# Find Induced Emf in this Coil

by ltkach
Tags: induced emf, magnetism
 Sci Advisor Thanks P: 2,440 The electromotive force is 0 here. So your calculation is correct. This can also be immediately seen from Faraday's Law in integral form. To derive it one must be a bit carefull. It's wrong in many textbooks. One always should start from the local (differential) form of the Lorentz invariant Maxwell equations. The Faraday Law in any inertial frame of reference reads $$\vec{\nabla} \times \vec{E}=-\partial_t \vec{B}.$$ Now let $A$ be any area (time dependent or not) and $\partial A$ its boundary. Further let the relative orientation of the surface elements and the boundary curve be defined in the standard way by the right-hand rule.
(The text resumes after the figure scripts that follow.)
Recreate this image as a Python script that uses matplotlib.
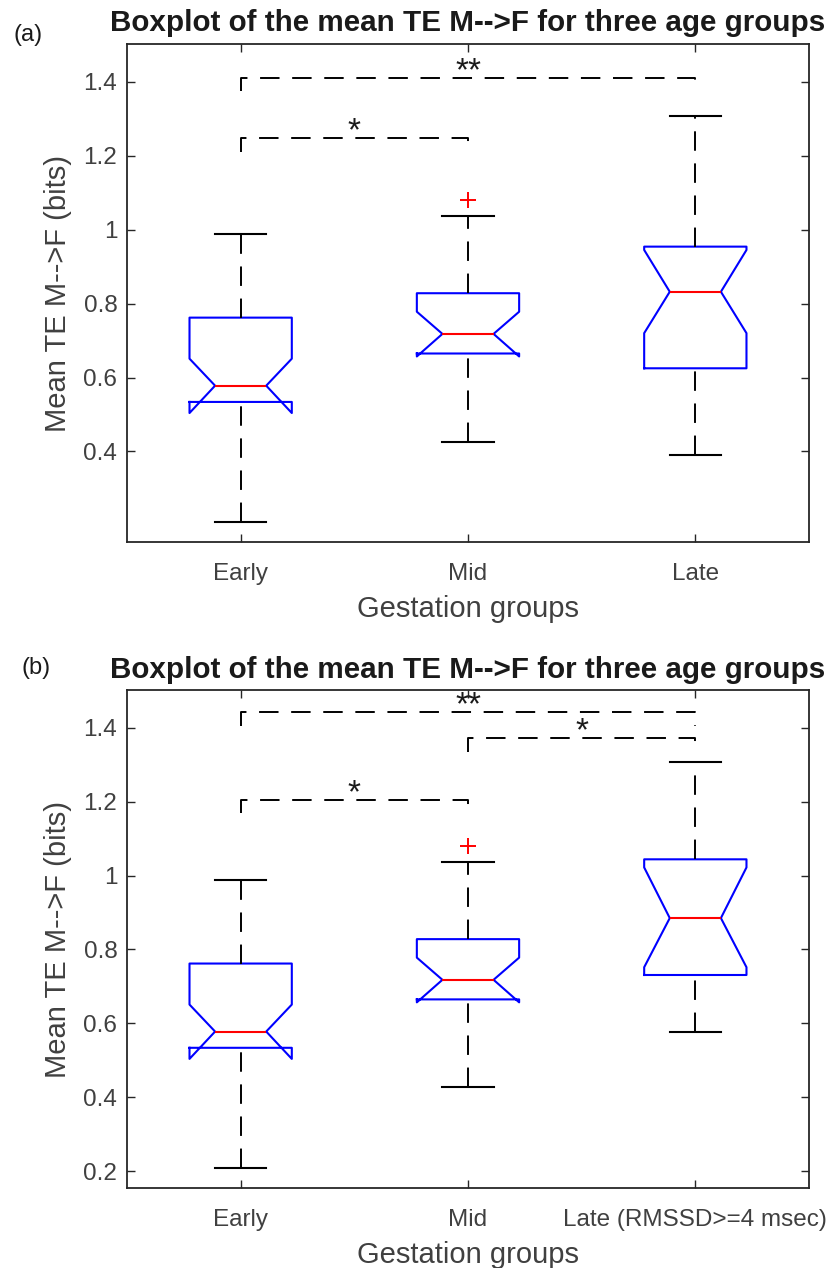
import matplotlib
matplotlib.use('Agg')
import matplotlib.pyplot as plt

plt.rcParams['font.family'] = ['Liberation Sans', 'DejaVu Sans']

# box statistics (bits)
groups = ['Early', 'Mid', 'Late']
groups_b = ['Early', 'Mid', 'Late (RMSSD>=4 msec)']
q1 = [0.534, 0.665, 0.625]
med = [0.578, 0.718, 0.832]
q3 = [0.762, 0.828, 0.954]
ci_lo = [0.504, 0.657, 0.720]
ci_hi = [0.651, 0.778, 0.945]
whis_lo = [0.209, 0.427, 0.390]
whis_hi = [0.988, 1.036, 1.308]
outliers = [[], [1.080], []]

# late group restricted to RMSSD>=4 msec (panel b)
late_b = dict(q1=0.731, med=0.885, q3=1.044, cilo=0.752, cihi=1.022,
              whislo=0.577, whishi=1.308)

# significance brackets: (group i, group j, height, stars)
sig_a = [(1, 3, 1.411, '**'), (1, 2, 1.247, '*')]
sig_b = [(1, 3, 1.442, '**'), (2, 3, 1.371, '*'), (1, 2, 1.205, '*')]

axcol = '#262626'
txtcol = '#404040'
dash = (0, (10, 6.5))


def make_stats(late=None):
    out = []
    for i in range(3):
        s = dict(q1=q1[i], med=med[i], q3=q3[i], cilo=ci_lo[i], cihi=ci_hi[i],
                 whislo=whis_lo[i], whishi=whis_hi[i], fliers=outliers[i])
        if i == 2 and late is not None:
            s.update(late)
        out.append(s)
    return out


def draw_panel(ax, stats, labels, sigs):
    bp = ax.bxp(stats, positions=[1, 2, 3], widths=0.45, shownotches=True,
                boxprops=dict(color='blue', lw=1.5),
                medianprops=dict(color='red', lw=1.5),
                whiskerprops=dict(color='black', lw=1.4, linestyle=dash),
                capprops=dict(color='black', lw=1.5),
                flierprops=dict(marker='+', markeredgecolor='red', markersize=12,
                                markeredgewidth=1.4, linestyle='none'))
    # matlab draws both whiskers bottom to top
    for w in bp['whiskers'][0::2]:
        w.set_ydata(w.get_ydata()[::-1])

    leg = 0.036
    for i, j, h, star in sigs:
        ax.plot([i, i, j, j], [h - leg, h, h, h - leg], color='black', lw=1.4,
                linestyle=dash)
        ax.text((i + j) / 2, h - 0.006, star, ha='center', va='baseline',
                fontsize=24, color='#1a1a1a')

    ax.set_xlim(0.5, 3.5)
    ax.set_ylim(0.154, 1.502)
    ax.set_xticks([1, 2, 3])
    ax.set_xticklabels(labels)
    ax.tick_params(direction='in', top=True, right=True, length=5.5, width=1.0,
                   color=axcol, labelcolor=txtcol, labelsize=17.5)
    ax.tick_params(axis='x', pad=15)
    ax.tick_params(axis='y', pad=7)
    for sp in ax.spines.values():
        sp.set_color(axcol)
        sp.set_linewidth(1.3)
    ax.set_xlabel('Gestation groups', fontsize=21, color=txtcol, labelpad=7)
    ax.set_ylabel('Mean TE M-->F (bits)', fontsize=21, color=txtcol)
    ax.yaxis.set_label_coords(-0.081, 0.5)
    ax.set_title('Boxplot of the mean TE M-->F for three age groups',
                 fontsize=21.3, fontweight='bold', color='#1a1a1a', pad=9)


fig = plt.figure(figsize=(8.36, 12.68), dpi=100)
ax1 = fig.add_axes([0.1519, 0.5722, 0.8158, 0.3931])
ax2 = fig.add_axes([0.1519, 0.0629, 0.8158, 0.3929])

draw_panel(ax1, make_stats(), groups, sig_a)
ax1.set_yticks([0.4, 0.6, 0.8, 1.0, 1.2, 1.4])
ax1.set_yticklabels(['0.4', '0.6', '0.8', '1', '1.2', '1.4'])

draw_panel(ax2, make_stats(late_b), groups_b, sig_b)
ax2.set_yticks([0.2, 0.4, 0.6, 0.8, 1.0, 1.2, 1.4])
ax2.set_yticklabels(['0.2', '0.4', '0.6', '0.8', '1', '1.2', '1.4'])

fig.text(28 / 836, 1 - 35 / 1268, '(a)', ha='center', va='center', fontsize=17,
         color='#1a1a1a')
fig.text(36 / 836, 1 - 668 / 1268, '(b)', ha='center', va='center', fontsize=17,
         color='#1a1a1a')

fig.savefig('out.png', dpi=100)
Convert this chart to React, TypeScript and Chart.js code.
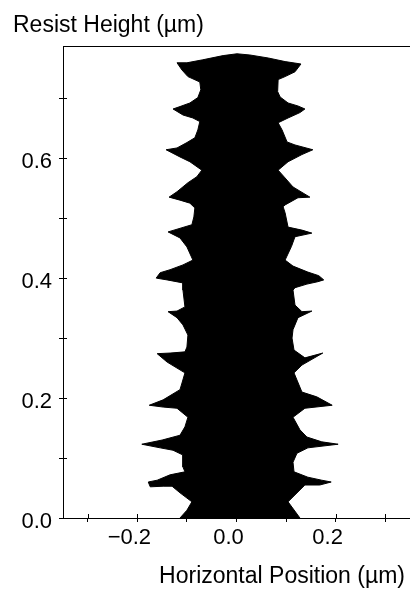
import React, { useEffect, useRef } from 'react';
import { Chart, registerables } from 'chart.js';

Chart.register(...registerables);

// Resist profile: right edge (bottom -> top), µm
const rightEdgeX = [
  0.128, 0.104, 0.138, 0.168, 0.191, 0.172, 0.144, 0.116, 0.114, 0.122,
  0.144, 0.205, 0.172, 0.142, 0.128, 0.114, 0.138, 0.193, 0.162, 0.132,
  0.122, 0.116, 0.132, 0.174, 0.138, 0.116, 0.112, 0.114, 0.124, 0.152,
  0.132, 0.118, 0.114, 0.118, 0.142, 0.164, 0.176, 0.166, 0.144, 0.114,
  0.098, 0.111, 0.118, 0.152, 0.132, 0.104, 0.098, 0.094, 0.098, 0.124,
  0.148, 0.114, 0.098, 0.084, 0.104, 0.132, 0.154, 0.118, 0.102, 0.092,
  0.084, 0.104, 0.128, 0.138, 0.124, 0.104, 0.088, 0.083, 0.084, 0.098,
  0.118, 0.130, 0.098, 0.064, 0.027, 0.001,
];
const rightEdgeY = [
  0.0, 0.027, 0.055, 0.055, 0.060, 0.063, 0.068, 0.077, 0.093, 0.108,
  0.117, 0.123, 0.127, 0.135, 0.147, 0.168, 0.183, 0.188, 0.202, 0.210,
  0.230, 0.242, 0.255, 0.275, 0.267, 0.280, 0.300, 0.314, 0.334, 0.345,
  0.344, 0.355, 0.380, 0.384, 0.390, 0.394, 0.397, 0.404, 0.410, 0.420,
  0.430, 0.453, 0.469, 0.475, 0.480, 0.485, 0.509, 0.519, 0.522, 0.534,
  0.535, 0.552, 0.567, 0.580, 0.594, 0.606, 0.614, 0.622, 0.627, 0.647,
  0.659, 0.667, 0.676, 0.682, 0.687, 0.692, 0.702, 0.711, 0.731, 0.736,
  0.744, 0.757, 0.761, 0.767, 0.772, 0.774,
];

// Resist profile: left edge (top -> bottom), µm
const leftEdgeX = [
  -0.027, -0.068, -0.100, -0.120, -0.110, -0.098, -0.074, -0.072, -0.078, -0.094,
  -0.114, -0.128, -0.108, -0.088, -0.074, -0.078, -0.084, -0.100, -0.120, -0.142,
  -0.114, -0.094, -0.070, -0.080, -0.098, -0.120, -0.136, -0.114, -0.094, -0.084,
  -0.086, -0.090, -0.110, -0.138, -0.114, -0.100, -0.088, -0.108, -0.134, -0.154,
  -0.162, -0.140, -0.108, -0.108, -0.104, -0.120, -0.138, -0.120, -0.108, -0.098,
  -0.100, -0.104, -0.134, -0.160, -0.140, -0.120, -0.104, -0.110, -0.114, -0.148,
  -0.176, -0.148, -0.120, -0.098, -0.104, -0.114, -0.150, -0.191, -0.154, -0.128,
  -0.108, -0.108, -0.104, -0.134, -0.160, -0.178, -0.174, -0.148, -0.130, -0.114,
  -0.090, -0.100, -0.114,
];
const leftEdgeY = [
  0.771, 0.764, 0.759, 0.759, 0.747, 0.736, 0.727, 0.714, 0.701, 0.692,
  0.686, 0.682, 0.672, 0.667, 0.661, 0.647, 0.634, 0.626, 0.617, 0.614,
  0.602, 0.594, 0.580, 0.569, 0.559, 0.544, 0.535, 0.530, 0.525, 0.517,
  0.502, 0.489, 0.484, 0.477, 0.467, 0.452, 0.430, 0.422, 0.414, 0.409,
  0.400, 0.397, 0.392, 0.380, 0.352, 0.345, 0.344, 0.334, 0.322, 0.305,
  0.285, 0.277, 0.275, 0.274, 0.260, 0.250, 0.242, 0.225, 0.214, 0.197,
  0.188, 0.185, 0.183, 0.168, 0.152, 0.138, 0.130, 0.123, 0.117, 0.113,
  0.105, 0.085, 0.077, 0.072, 0.063, 0.060, 0.052, 0.053, 0.053, 0.042,
  0.027, 0.013, 0.0,
];

const xTickValues = [-0.3, -0.2, -0.1, 0.0, 0.1, 0.2, 0.3];
const xTickLabels = ['', '\u22120.2', '', '0.0', '', '0.2', ''];
const yTickValues = [0.0, 0.1, 0.2, 0.3, 0.4, 0.5, 0.6, 0.7];
const yTickLabels = ['0.0', '', '0.2', '', '0.4', '', '0.6', ''];
const xAxisTitle = 'Horizontal Position (\u00b5m)';
const yAxisTitle = 'Resist Height (\u00b5m)';

const FONT = '"Liberation Sans", Arial, Helvetica, sans-serif';

const decorPlugin = {
  id: 'decor',
  afterDraw(chart: any) {
    const { ctx, chartArea: a, scales } = chart;
    ctx.save();
    ctx.strokeStyle = '#000';
    ctx.lineWidth = 1;
    // top frame line
    ctx.beginPath();
    ctx.moveTo(a.left, a.top + 0.5);
    ctx.lineTo(a.right, a.top + 0.5);
    ctx.stroke();
    // inner tick marks (ticks cross the axes)
    ctx.beginPath();
    for (const v of yTickValues) {
      const y = Math.round(scales.y.getPixelForValue(v)) + 0.5;
      ctx.moveTo(a.left, y);
      ctx.lineTo(a.left + 4, y);
    }
    for (const v of xTickValues) {
      const x = Math.round(scales.x.getPixelForValue(v)) + 0.5;
      ctx.moveTo(x, a.bottom);
      ctx.lineTo(x, a.bottom - 4);
    }
    ctx.stroke();
    // axis titles
    ctx.fillStyle = '#000';
    ctx.font = `23px ${FONT}`;
    ctx.textBaseline = 'alphabetic';
    ctx.textAlign = 'left';
    ctx.fillText(yAxisTitle, 13, 32);
    ctx.textAlign = 'right';
    ctx.fillText(xAxisTitle, 405, 583);
    ctx.restore();
  },
};

export default function App() {
  const ref = useRef<HTMLCanvasElement>(null);
  useEffect(() => {
    const polygon = [
      ...rightEdgeX.map((x, i) => ({ x, y: rightEdgeY[i] })),
      ...leftEdgeX.map((x, i) => ({ x, y: leftEdgeY[i] })),
    ];
    const chart = new Chart(ref.current as HTMLCanvasElement, {
      type: 'line',
      data: {
        datasets: [
          {
            data: polygon,
            fill: 'shape',
            backgroundColor: '#000',
            borderColor: '#000',
            borderWidth: 1,
            pointRadius: 0,
            tension: 0,
          } as any,
        ],
      },
      options: {
        animation: false,
        responsive: false,
        devicePixelRatio: 1,
        layout: { padding: { top: 46, left: 0, right: 0, bottom: 0 } },
        plugins: { legend: { display: false }, tooltip: { enabled: false }, title: { display: false } },
        scales: {
          x: {
            type: 'linear',
            min: -0.35,
            max: 0.35,
            afterBuildTicks: (s: any) => {
              s.ticks = xTickValues.map((v) => ({ value: v }));
            },
            afterFit: (s: any) => {
              s.height = 71;
            },
            ticks: {
              callback: (_v: any, i: number) => xTickLabels[i],
              font: { family: FONT, size: 22 },
              color: '#000',
              padding: 3,
              labelOffset: -8,
              maxRotation: 0,
              autoSkip: false,
            },
            grid: { drawOnChartArea: false, drawTicks: true, tickLength: 4, color: '#000' },
            border: { display: true, color: '#000', width: 1 },
          },
          y: {
            type: 'linear',
            min: 0,
            max: 0.787,
            afterBuildTicks: (s: any) => {
              s.ticks = yTickValues.map((v) => ({ value: v }));
            },
            afterFit: (s: any) => {
              s.width = 63;
            },
            ticks: {
              callback: (_v: any, i: number) => yTickLabels[i],
              font: { family: FONT, size: 22 },
              color: '#000',
              padding: 7,
              labelOffset: 4,
              autoSkip: false,
            },
            grid: { drawOnChartArea: false, drawTicks: true, tickLength: 4, color: '#000' },
            border: { display: true, color: '#000', width: 1 },
          },
        },
      } as any,
      plugins: [decorPlugin],
    });
    return () => chart.destroy();
  }, []);
  return (
    <div style={{ position: 'absolute', left: 0, top: 0, width: 410, height: 589, background: '#fff' }}>
      <canvas ref={ref} width={410} height={589} style={{ display: 'block' }} />
    </div>
  );
}
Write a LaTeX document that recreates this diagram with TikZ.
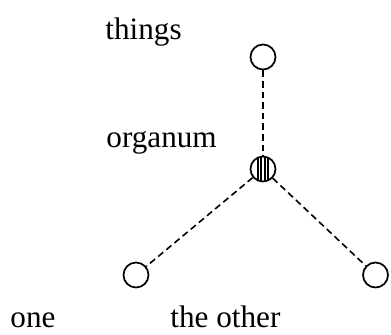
\documentclass[tikz,border=0pt]{standalone}
\usepackage{fontspec}
\setmainfont{Liberation Serif}
\usetikzlibrary{positioning}

\begin{document}
\begin{tikzpicture}[x=0.5pt,y=-0.5pt,
 knot/.style={circle,draw,line width=.85pt,minimum size=12.5pt,inner sep=0pt},
 hatched/.style={knot,path picture={\foreach \dx in {-2.6,-0.9,0.9,2.6}
   \draw[line width=.8pt] ([xshift=\dx pt]path picture bounding box.north)--([xshift=\dx pt]path picture bounding box.south);}},
 link/.style={draw,line width=.8pt,dash pattern=on 3.3pt off 2pt},
 lbl/.style={anchor=base west,inner sep=0pt,font=\fontsize{15.6}{18}\selectfont}]
\useasboundingbox (0,0) rectangle (391,334);
\node[knot] (things) at (263,57) {};
\node[hatched] (organum) at (263,169) {};
\node[knot] (one) at (136,275) {};
\node[knot] (other) at (375.5,275) {};
\node[lbl] (lthings) at (105,39) {things};
\node[lbl] (lorganum) at (106,147) {organum};
\node[lbl] (lone) at (10,327) {one};
\node[lbl] (lother) at (170,327) {the other};
\draw[link] (things)--(organum);
\draw[link] (organum)--(one);
\draw[link] (organum)--(other);
\end{tikzpicture}
\end{document}
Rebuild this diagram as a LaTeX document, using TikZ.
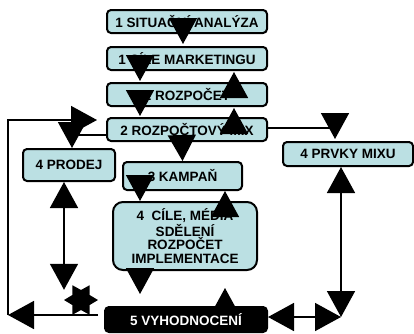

Then, according to Stokes's theorem you have $$\int_{\partial A} \mathrm{d} \vec{x} \cdot \vec{E}=-\int_A \mathrm{d} \vec{A} \partial_t \vec{B}. \qquad (*)$$ Now the point is to bring the partial time derivative out of the integral. This, however gives two contributions: Besides the partial time derivative of the time-dependent magnetic field, it also contains a piece from the change of the moving surface. The result of the analysis is $$\frac{\mathrm{d}}{\mathrm{d} t} \int_A \mathrm{d} \vec{A} \cdot \vec{B}=\int_A \mathrm{d} \vec{A} \cdot \partial_t \vec{B}-\int_{\partial A} \mathrm{d} \vec{r} \cdot (\vec{v} \times \vec{B}).$$ Here $\vec{v}=\vec{v}(t,\vec{r})$ is the velocity of the boundary-line element at the time and position $(t,\vec{r})$. The proof is given in the Wikipedia: http://en.wikipedia.org/wiki/Faraday...araday.27s_law You have to open the box to see the proof. Now we have the magnetic flux defined by the integral on the left-hand side, $$\Phi(t)=\int_{A} \mathrm{d} \vec{A} \cdot \vec{B},$$ and then Faraday's Law (*) tells us $$\int_{\partial A} \mathrm{d} \vec{r} \cdot (\vec{E}+\vec{v} \times \vec{B})=-\frac{\mathrm{d} \Phi}{\mathrm{d} t}.$$ In your case, because the magnetic field is homogeneous, the magnetic flux through the coil doesn't change with time and thus the EMF, i.e., the line integral on the left-hand side of the above equation, vanishes.